The senior author would like to thank all of the members of the ‘Ain Dar and Shedgum Reservoir Characterization Team (G.S. Kompanik, R.R. Davis, S.H. Al-Qahtani and I.M. Al-Goba) for their help and involvement in the building of the North ‘Ain Dar geological model. Thanks are also due to R.E. Enwall, for his help in compiling and maintaining the model data base and for sharing his statistical and geostatistical expertise. The manuscript was improved based on critical reviews by Rick Davis and George Grover. Appreciation is extended to Saudi Aramco and the Ministry of Petroleum and Mineral Resources for permission to publish.
ABOUT THE AUTHOR
John L. Douglas received a BSc degree from McGill University, Canada, and a PhD in Geology from Memorial University of Newfoundland, Canada.
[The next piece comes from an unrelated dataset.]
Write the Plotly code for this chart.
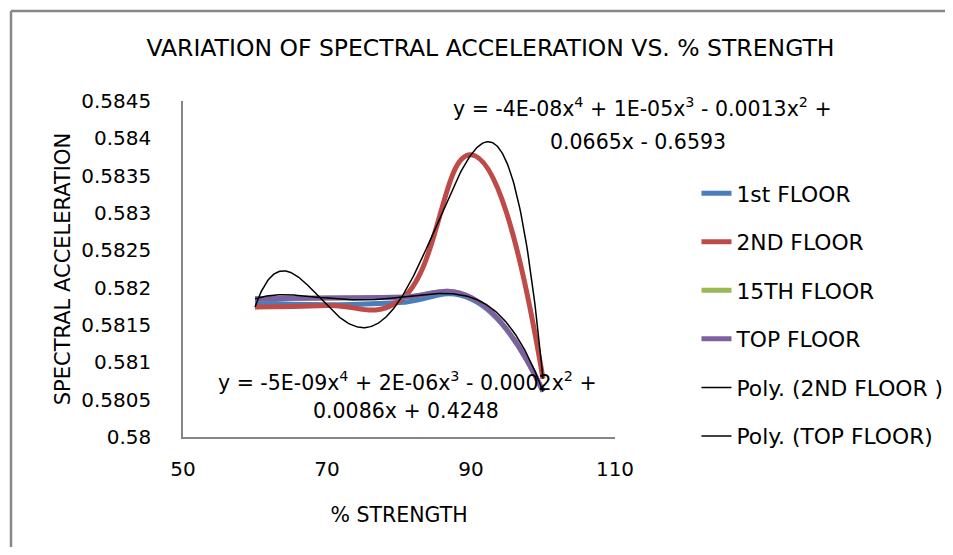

Between 1984 and 1991 he worked in Calgary, Alberta for the Research Laboratories of Texaco, Canada Resources, and ESSO Canada Resources. John’s principal responsibility during this time was to provide geological support in the area of reservoir modeling to reservoir engineering and development geology groups. John is currently a member of the Southern Area Reservoir Geology Group of Saudi Aramco. His professional interests include reservoir description and modeling and the application of geostatistical methods to the spatial distribution of geological data.